CLEVELAND, OH – A number of cities and counties are testing hydraulic hybrid technology in refuse trucks and have reported significant fuel savings. So far, the Cities of Hialeah, Hawaii, Miami, and Miami-Dade County have purchased a total of 11 refuse trucks that use this technology.

According to a release from Parker Hannifin Corp, a company that has developed a version of this new technology, which it calls RunWise, has been placed on the EPA’s National Clean Diesel Campaign's Emerging Technologies List. The company developed and tested the technology with support from the EPA at its National Vehicle and Fuel Emissions Laboratory in Ann Arbor, Mich. Chrysler has also partnered with EPA to develop a version of this technology for light-duty vehicles.

"What we are seeing right now is a 45 percent fuel reduction,” stated Danny Diaz, director of fleet management for Miami Dade County, which purchased six Autocar E3 refuse vehicles equipped with the RunWise technology. “With automated garbage trucks in this type of stop and go application, the fuel economy is typically very poor on a traditional vehicle. The savings we are seeing is significant when you look at the long-term with these hybrid trucks and the uptime has been running at very high levels."
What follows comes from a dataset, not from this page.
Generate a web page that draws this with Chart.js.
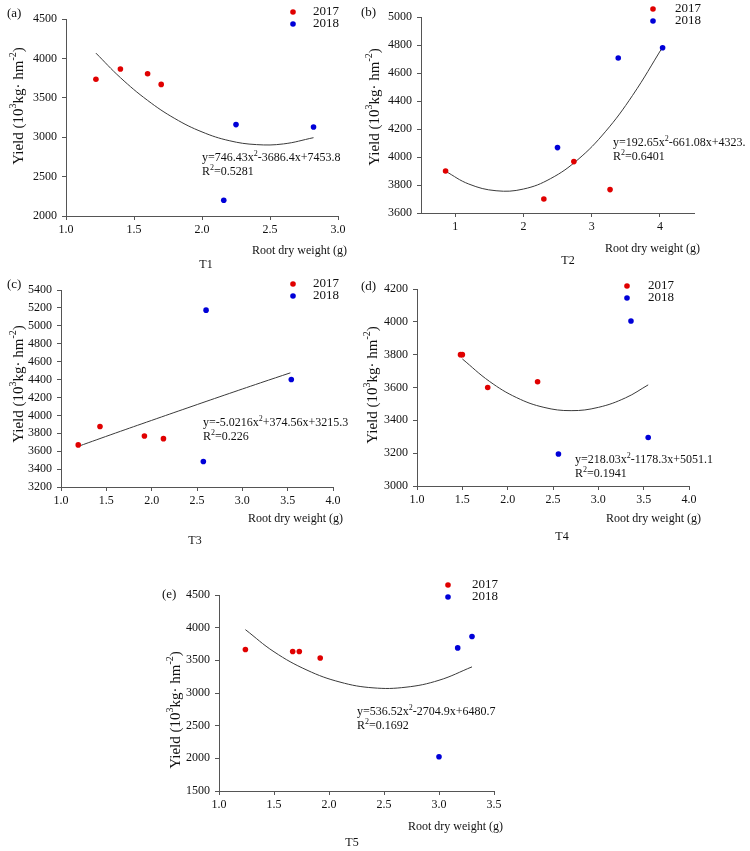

Parker stated its RunWise Advanced Series Hybrid Drive is designed to recover up to 70 percent of the energy lost during braking to power the vehicle. The company said it uses a two-speed hydrostatic drive, combined with a mechanical direct drive, which allows the vehicle to optimize performance at low and high speeds. Parker said UPS and Fed Ex have ordered a variation on the technology for use on delivery vehicles scheduled to be on the road in 2011.